Civil Discourse Now

Where the far left and far right overlap for fun and enlightenment

(Alleged) serial killer Herb Baumeister and "civil discourse"---what's the connection?

   On Saturday, April 20, from 11 a.m. to 1 p.m., we shall stream "live" from what once was the farm/estate of Herbert R. Baumeister. In the early 1990s, after investigators suspected a link between the disappearances of young men in Indianapolis and Baumeister, police eventually were able, with Baumeister's by then estranged wife, to search the property. Eventually the search uncovered the remains of 11 people who had been strangled. While police searched, Baumeister traveled to Canada and committed suicide. After his death the disappearances stopped, as did the string of murders perpetrated by a person the press called the "I-70 killer," because those deaths occurred near I-70, between Columbus, Ohio, and Indianapolis---a route Baumeister regularly traveled.

   Our guest panelists will include Detective Cary Mulligan, the investigating detective on the case in 1996;  Rob Graves, current owner of the place; and Marilene Isaacs, a researcher and intuitive.

   Nearly 17 years have passed since Baumeister's death and what one would infer to be the closing of the cases. Why would "Civil Discourse Now" have, as a focal topic, a group of 17-year-old, closed serial killings? What do they have to do with civil discourse?

   George Santayana's observation, or variations of it, has been repeated frequently over the years: "Those who cannot remember the past are condemned to repeat it."  Some in law enforcement estimate that, at any given time, at least 50 serial killers are active in the United States.

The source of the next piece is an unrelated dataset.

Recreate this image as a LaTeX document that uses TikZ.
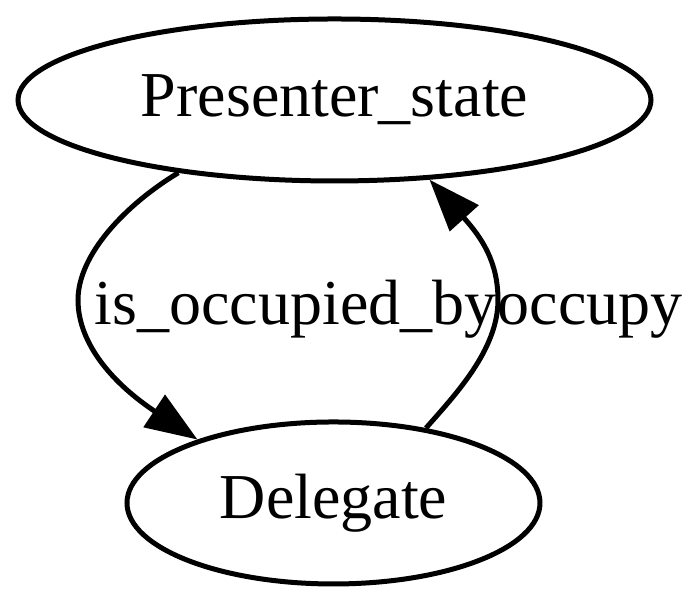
\documentclass[tikz,border=0pt]{standalone}
\usepackage{fontspec}
\setmainfont{Liberation Serif}
\usetikzlibrary{shapes.geometric, arrows.meta}

\begin{document}
\begin{tikzpicture}[
  x=0.25pt, y=0.25pt,
  state/.style={ellipse, draw, line width=1.25pt, inner sep=0pt,
                minimum height=40.5pt},
  lbl/.style={anchor=base west, inner sep=0pt},
  edge/.style={-{Triangle[length=13pt, width=9.5pt]}, line width=1.25pt},
  font=\fontsize{16pt}{19pt}\selectfont
]
  \useasboundingbox (0,0) rectangle (700,-605);

  %% States
  \node[state, minimum width=158.25pt] (presenter) at (334.5,-100) {Presenter\_state};
  \node[state, minimum width=103.25pt] (delegate)  at (333.5,-503) {Delegate};

  %% Edges
  \draw[edge] (presenter.205) .. controls (125,-205) and (78,-255) .. (78,-300)
              .. controls (78,-345) and (115,-385) .. (delegate.155);
  \draw[edge] (delegate.39) .. controls (455,-395) and (498,-350) .. (498,-300)
              .. controls (498,-262) and (482,-238) .. (presenter.320);

  %% Edge labels
  \node[lbl] (isocc) at (94,-325)  {is\_occupied\_by};
  \node[lbl] (occ)   at (497,-325) {occupy};
\end{tikzpicture}
\end{document}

   Our culture is fascinated by serial killers. They instill fear---the Boston Strangler and the D.C. snipers drove people into their homes. We could add to those cases communities caught in terror as far back as London in 1888 with the "Jack the Ripper" slayings. A few years later, in Chicago, H.H. Holmes, a University of Michigan-educated physician, wreaked havoc in Indianapolis but, on a grander scale, in Chicago.

   With 9/11 we were asked to watch for suspicious people in order to report them to authorities. Last evening, I listened to the Special Agent in Charge (SAC) of Boston ask members of the public to contact authorities if anyone had heard someone fixated on bombings, the Marathon, or if they had heard noises indicative of someone at practice with bombs. In the United States we pride ourselves on our freedom. One may argue we have far fewer freedoms than either we imagine or the people of other countries enjoy. To report "suspicious" people to the police seems to go against this notion of what we are as a country.

   Of course, we also, as a country, maintain the world's largest military, largest prison inmate population, and highest numbers of death from gun violence.

   On Saturday we shall discuss the crimes allegedly committed by Baumeister, how people can be vigilant for their own safety, and how we can address such problems as a  society or on the level of local communities.